- **YOUR OBJECTIVE**
Retype word for word the first line of the listing and each line after it up to the line with "const boldFont = size", with the pictures taken out.
[Start]
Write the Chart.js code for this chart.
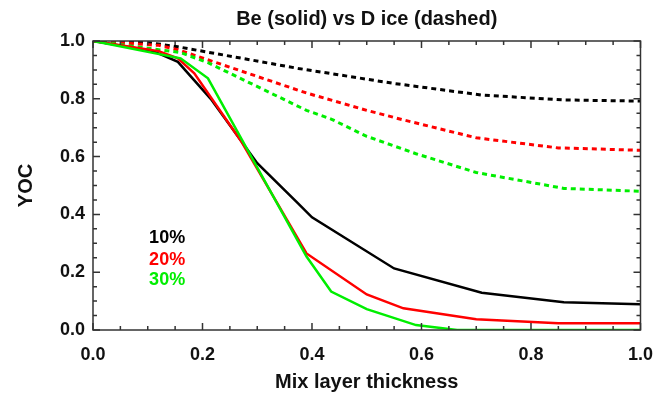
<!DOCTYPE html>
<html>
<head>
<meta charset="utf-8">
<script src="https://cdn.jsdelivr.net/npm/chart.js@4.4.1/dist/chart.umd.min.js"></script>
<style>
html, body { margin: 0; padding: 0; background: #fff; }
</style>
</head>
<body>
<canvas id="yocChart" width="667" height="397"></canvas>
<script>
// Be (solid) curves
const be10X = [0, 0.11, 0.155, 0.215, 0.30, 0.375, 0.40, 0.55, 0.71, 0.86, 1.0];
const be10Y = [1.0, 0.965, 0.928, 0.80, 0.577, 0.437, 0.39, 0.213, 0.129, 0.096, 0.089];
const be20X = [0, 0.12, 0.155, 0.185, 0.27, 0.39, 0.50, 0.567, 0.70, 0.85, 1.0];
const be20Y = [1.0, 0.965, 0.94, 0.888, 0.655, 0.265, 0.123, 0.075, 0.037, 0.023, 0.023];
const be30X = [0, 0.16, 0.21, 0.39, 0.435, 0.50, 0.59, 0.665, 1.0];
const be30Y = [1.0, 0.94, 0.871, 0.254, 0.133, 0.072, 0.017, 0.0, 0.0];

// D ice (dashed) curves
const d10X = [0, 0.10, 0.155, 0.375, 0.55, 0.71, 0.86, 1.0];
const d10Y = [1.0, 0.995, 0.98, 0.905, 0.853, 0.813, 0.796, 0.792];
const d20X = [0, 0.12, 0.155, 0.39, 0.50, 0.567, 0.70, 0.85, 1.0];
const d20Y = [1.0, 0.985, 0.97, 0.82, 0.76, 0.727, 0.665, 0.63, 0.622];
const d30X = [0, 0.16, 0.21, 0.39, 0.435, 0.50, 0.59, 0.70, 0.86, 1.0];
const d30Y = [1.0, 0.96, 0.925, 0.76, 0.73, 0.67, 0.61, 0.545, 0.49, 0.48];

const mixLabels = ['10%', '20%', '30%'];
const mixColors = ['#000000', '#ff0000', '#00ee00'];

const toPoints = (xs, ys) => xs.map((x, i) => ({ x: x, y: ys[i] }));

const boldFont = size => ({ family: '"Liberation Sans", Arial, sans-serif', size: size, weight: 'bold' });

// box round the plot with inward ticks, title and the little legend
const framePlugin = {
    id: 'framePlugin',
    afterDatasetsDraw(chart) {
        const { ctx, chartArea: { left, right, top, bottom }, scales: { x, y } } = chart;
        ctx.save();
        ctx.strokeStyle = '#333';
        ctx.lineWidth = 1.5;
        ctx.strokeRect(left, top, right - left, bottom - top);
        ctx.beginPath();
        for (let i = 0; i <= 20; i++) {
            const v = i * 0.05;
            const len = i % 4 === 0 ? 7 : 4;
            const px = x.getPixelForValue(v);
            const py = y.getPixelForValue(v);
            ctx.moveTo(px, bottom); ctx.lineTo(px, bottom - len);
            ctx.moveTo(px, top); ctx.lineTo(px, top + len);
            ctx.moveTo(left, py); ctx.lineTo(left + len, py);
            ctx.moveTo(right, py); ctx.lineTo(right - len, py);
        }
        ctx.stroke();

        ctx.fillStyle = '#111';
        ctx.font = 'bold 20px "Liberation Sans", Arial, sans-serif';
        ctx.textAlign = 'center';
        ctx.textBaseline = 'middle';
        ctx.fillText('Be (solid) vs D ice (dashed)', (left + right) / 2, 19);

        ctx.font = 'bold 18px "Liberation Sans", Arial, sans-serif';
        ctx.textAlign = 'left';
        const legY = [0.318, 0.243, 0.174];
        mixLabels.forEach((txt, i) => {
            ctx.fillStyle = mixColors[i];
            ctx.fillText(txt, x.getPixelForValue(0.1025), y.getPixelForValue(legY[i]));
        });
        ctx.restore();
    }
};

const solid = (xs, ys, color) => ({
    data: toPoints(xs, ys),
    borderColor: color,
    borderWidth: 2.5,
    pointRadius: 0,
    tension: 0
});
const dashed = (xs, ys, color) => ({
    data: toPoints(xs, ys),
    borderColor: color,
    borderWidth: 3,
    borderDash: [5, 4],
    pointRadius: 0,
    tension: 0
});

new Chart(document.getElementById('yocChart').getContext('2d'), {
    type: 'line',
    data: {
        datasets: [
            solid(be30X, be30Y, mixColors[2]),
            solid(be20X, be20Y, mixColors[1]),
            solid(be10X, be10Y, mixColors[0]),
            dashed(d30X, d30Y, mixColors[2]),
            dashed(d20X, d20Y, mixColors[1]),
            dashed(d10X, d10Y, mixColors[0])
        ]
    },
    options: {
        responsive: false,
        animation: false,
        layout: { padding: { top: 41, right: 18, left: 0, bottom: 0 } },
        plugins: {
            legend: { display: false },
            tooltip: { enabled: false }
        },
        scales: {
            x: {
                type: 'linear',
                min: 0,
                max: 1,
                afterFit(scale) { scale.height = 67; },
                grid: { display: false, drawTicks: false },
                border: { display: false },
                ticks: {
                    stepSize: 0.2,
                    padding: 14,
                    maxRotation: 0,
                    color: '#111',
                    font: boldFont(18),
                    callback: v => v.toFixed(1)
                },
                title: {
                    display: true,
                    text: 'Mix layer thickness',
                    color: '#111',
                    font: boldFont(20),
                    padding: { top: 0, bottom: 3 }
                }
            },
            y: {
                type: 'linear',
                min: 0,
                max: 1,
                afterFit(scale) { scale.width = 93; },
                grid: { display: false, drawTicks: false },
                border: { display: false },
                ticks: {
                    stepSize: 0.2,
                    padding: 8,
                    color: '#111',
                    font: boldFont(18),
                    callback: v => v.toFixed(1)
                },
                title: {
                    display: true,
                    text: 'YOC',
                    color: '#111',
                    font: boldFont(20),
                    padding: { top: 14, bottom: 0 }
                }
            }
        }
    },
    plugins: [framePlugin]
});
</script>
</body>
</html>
[End]
- **ANSWER TO THIS TASK**
Write the Chart.js code for this chart.
<!DOCTYPE html>
<html>
<head>
<meta charset="utf-8">
<script src="https://cdn.jsdelivr.net/npm/chart.js@4.4.1/dist/chart.umd.min.js"></script>
<style>
html, body { margin: 0; padding: 0; background: #fff; }
</style>
</head>
<body>
<canvas id="yocChart" width="667" height="397"></canvas>
<script>
// Be (solid) curves
const be10X = [0, 0.11, 0.155, 0.215, 0.30, 0.375, 0.40, 0.55, 0.71, 0.86, 1.0];
const be10Y = [1.0, 0.965, 0.928, 0.80, 0.577, 0.437, 0.39, 0.213, 0.129, 0.096, 0.089];
const be20X = [0, 0.12, 0.155, 0.185, 0.27, 0.39, 0.50, 0.567, 0.70, 0.85, 1.0];
const be20Y = [1.0, 0.965, 0.94, 0.888, 0.655, 0.265, 0.123, 0.075, 0.037, 0.023, 0.023];
const be30X = [0, 0.16, 0.21, 0.39, 0.435, 0.50, 0.59, 0.665, 1.0];
const be30Y = [1.0, 0.94, 0.871, 0.254, 0.133, 0.072, 0.017, 0.0, 0.0];

// D ice (dashed) curves
const d10X = [0, 0.10, 0.155, 0.375, 0.55, 0.71, 0.86, 1.0];
const d10Y = [1.0, 0.995, 0.98, 0.905, 0.853, 0.813, 0.796, 0.792];
const d20X = [0, 0.12, 0.155, 0.39, 0.50, 0.567, 0.70, 0.85, 1.0];
const d20Y = [1.0, 0.985, 0.97, 0.82, 0.76, 0.727, 0.665, 0.63, 0.622];
const d30X = [0, 0.16, 0.21, 0.39, 0.435, 0.50, 0.59, 0.70, 0.86, 1.0];
const d30Y = [1.0, 0.96, 0.925, 0.76, 0.73, 0.67, 0.61, 0.545, 0.49, 0.48];

const mixLabels = ['10%', '20%', '30%'];
const mixColors = ['#000000', '#ff0000', '#00ee00'];

const toPoints = (xs, ys) => xs.map((x, i) => ({ x: x, y: ys[i] }));

const boldFont = size => ({ family: '"Liberation Sans", Arial, sans-serif', size: size, weight: 'bold' });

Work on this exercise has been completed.